Daniel Ortega sworn in as president for third time

Daniel Ortega and Rosario Murillo become the first married couple to hold office in Nicaragua's history.

    Daniel Ortega has been sworn in for a third consecutive term as Nicaragua's president, with his wife Rosario Murillo as the new vice president, giving a married couple the reins of power for the first time in the Central American country's history.

    Ortega, a 71-year-old former rebel fighter, took the oath in Managua with the presidents of Venezuela, Bolivia and Taiwan in attendance.

    Ortega and Murillo were elected in November with 72.5 percent of the vote, but with a high rate of abstentions. Their party won 71 of the 92 seats in parliament.

    Nicaragua could face economic challenges in Ortega's third five-year term amid a steep drop in aid from Venezuela, which has funded many social programmes. 

    A law is also being considered in the US that could block Nicaragua's access to loans from international lending organisations, pushed by US legislators claiming a critical of a lack of government transparency.

    Economists and business leaders say Ortega will now have to be more transparent, especially with the US Congress already considering sanctions. 


    WATCH: TechKnow - Nicaragua's great divide


    Al Jazeera's John Holman, reporting from the capital, said the election win was no surprise, but the future is less certain.

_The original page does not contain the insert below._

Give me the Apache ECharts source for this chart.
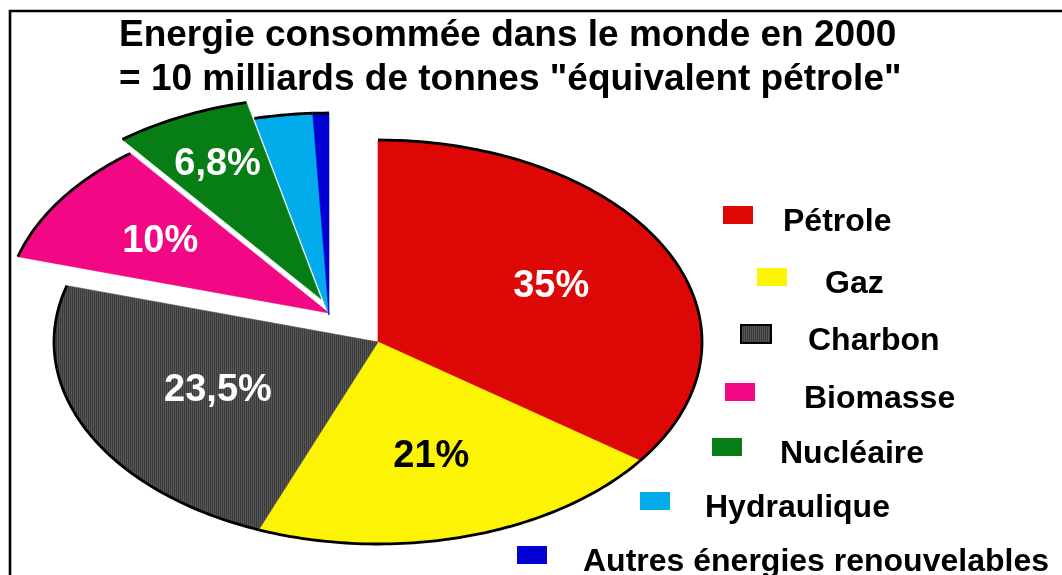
<!DOCTYPE html>
<html>
<head>
<meta charset="utf-8">
<script src="https://cdn.jsdelivr.net/npm/echarts@6/dist/echarts.min.js"></script>
<style>
html,body{margin:0;padding:0;background:#fff;}
#chart{width:1062px;height:575px;}
</style>
</head>
<body>
<div id="chart"></div>
<script>
// ---------- data ----------
const titleLines = ['Energie consommée dans le monde en 2000', '= 10 milliards de tonnes "équivalent pétrole"'];
const categories = ['Pétrole', 'Gaz', 'Charbon', 'Biomasse', 'Nucléaire', 'Hydraulique', 'Autres énergies renouvelables'];
const shares = [35, 21, 23.5, 10, 6.8, 2.9, 0.8];
const labelled = [true, true, true, true, true, false, false];

// ---------- styles / layout ----------
function makeCoalPattern() {
  const c = document.createElement('canvas');
  c.width = 2; c.height = 2;
  const g = c.getContext('2d');
  g.fillStyle = '#3a3a3a'; g.fillRect(0, 0, 2, 2);
  g.fillStyle = '#575757'; g.fillRect(1, 0, 1, 2);
  return { image: c, repeat: 'repeat' };
}
const coalPattern = makeCoalPattern();
const colors = ['#DD0806', '#FCF305', coalPattern, '#F20884', '#067D15', '#02ABEA', '#0000D4'];
const solidColors = ['#DD0806', '#FCF305', '#474747', '#F20884', '#067D15', '#02ABEA', '#0000D4'];
const labelColors = ['#ffffff', '#000000', '#ffffff', '#ffffff', '#ffffff', '#ffffff', '#ffffff'];
const labelRadius = [0.6, 0.59, 0.55, 0.63, 0.74, 0.6, 0.6];
const explodeShift = [[0, 0], [0, 0], [0, 0], [-49, -29], [-57, -43], [-49, -27], [-49, -27]];
const pieLayout = { cx: 378, cy: 342, rx: 324, ry: 202 };
const legendPos = [[723, 205], [757, 267], [740, 323], [725, 382], [712, 437], [640, 491], [517, 545]];
const legendGap = [30, 38, 37, 49, 38, 35, 36];
const FONT = '"Liberation Sans", Arial, sans-serif';
// swatch drawn in the upper part of a taller icon box so the label sits slightly lower
const swatchIcon = 'path://M0,0L30,0L30,18L0,18Z M0,32L0,32';

const total = shares.reduce((a, b) => a + b, 0);

function makeRenderItem(i) {
  return function (params, api) {
    const v = api.value(0);
    let before = 0;
    for (let k = 0; k < i; k++) before += shares[k];
    const a0 = before / total * Math.PI * 2;
    const a1 = (before + v) / total * Math.PI * 2;
    const cx = pieLayout.cx + explodeShift[i][0];
    const cy = pieLayout.cy + explodeShift[i][1];
    const rx = pieLayout.rx, ry = pieLayout.ry;
    const n = Math.max(2, Math.ceil((a1 - a0) / (Math.PI / 180)));
    const arc = [];
    for (let k = 0; k <= n; k++) {
      const a = a0 + (a1 - a0) * k / n;
      arc.push([cx + rx * Math.sin(a), cy - ry * Math.cos(a)]);
    }
    const children = [
      {
        type: 'polygon',
        shape: { points: [[cx, cy]].concat(arc) },
        style: { fill: colors[i], stroke: solidColors[i], lineWidth: 0.6 }
      },
      {
        type: 'polyline',
        shape: { points: arc },
        style: { fill: null, stroke: '#000', lineWidth: 2.8, lineJoin: 'round' }
      }
    ];
    if (labelled[i]) {
      const am = (a0 + a1) / 2;
      const f = labelRadius[i];
      children.push({
        type: 'text',
        style: {
          text: String(v).replace('.', ',') + '%',
          x: cx + f * rx * Math.sin(am),
          y: cy - f * ry * Math.cos(am),
          fill: labelColors[i],
          font: 'bold 38px ' + FONT,
          align: 'center',
          verticalAlign: 'middle'
        }
      });
    }
    return { type: 'group', children: children };
  };
}

const series = categories.map((name, i) => ({
  type: 'custom',
  name: name,
  coordinateSystem: 'none',
  silent: true,
  itemStyle: { color: colors[i] },
  data: [[shares[i]]],
  renderItem: makeRenderItem(i)
}));

const legends = categories.map((name, i) => ({
  data: [name],
  left: legendPos[i][0],
  top: legendPos[i][1] + 1,
  padding: 0,
  icon: swatchIcon,
  itemWidth: 30,
  itemHeight: 32,
  selectedMode: false,
  itemStyle: i === 2 ? { borderColor: '#000', borderWidth: 2 } : { borderWidth: 0 },
  textStyle: {
    fontFamily: FONT,
    fontWeight: 'bold',
    fontSize: 32,
    color: '#000',
    padding: [0, 0, 0, legendGap[i] - 5]
  }
}));

const chart = echarts.init(document.getElementById('chart'), null, { renderer: 'canvas' });
chart.setOption({
  animation: false,
  backgroundColor: '#fff',
  title: {
    text: titleLines.join('\n'),
    left: 114,
    top: 9,
    textStyle: { fontFamily: FONT, fontWeight: 'bold', fontSize: 37, lineHeight: 44, color: '#000' }
  },
  graphic: [{
    type: 'rect',
    silent: true,
    shape: { x: 10, y: 11, width: 1200, height: 1000 },
    style: { fill: null, stroke: '#000', lineWidth: 2.6 },
    z: 100
  }],
  legend: legends,
  series: series
});
</script>
</body>
</html>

    "Ortega can no longer rely on petrodollars from struggling ally Venezuela and Nicaragua's top trading partner, the US, has a new, unpredictable administration," he said.

    "And just at the point when he would look to build international bridges, more and more countries are increasingly disapproving of his strong-arm tactics."

    Ortega was one of the leaders of the rebel Sandinista movement that ousted the four-decade Somoza family dictatorship in 1979.

    With Ortega's wife joining him in office, there are growing concerns his rule could become more authoritarian.

    Sonia Chavez, who fought alongside Ortega's Sandinista movement when it toppled the Samoza regime in the 1980s, says he is now just like the man he helped depose.

    "We fought to get rid of a brutal dictatorship that we didn't want and now we're going back to one again," she told Al Jazeera.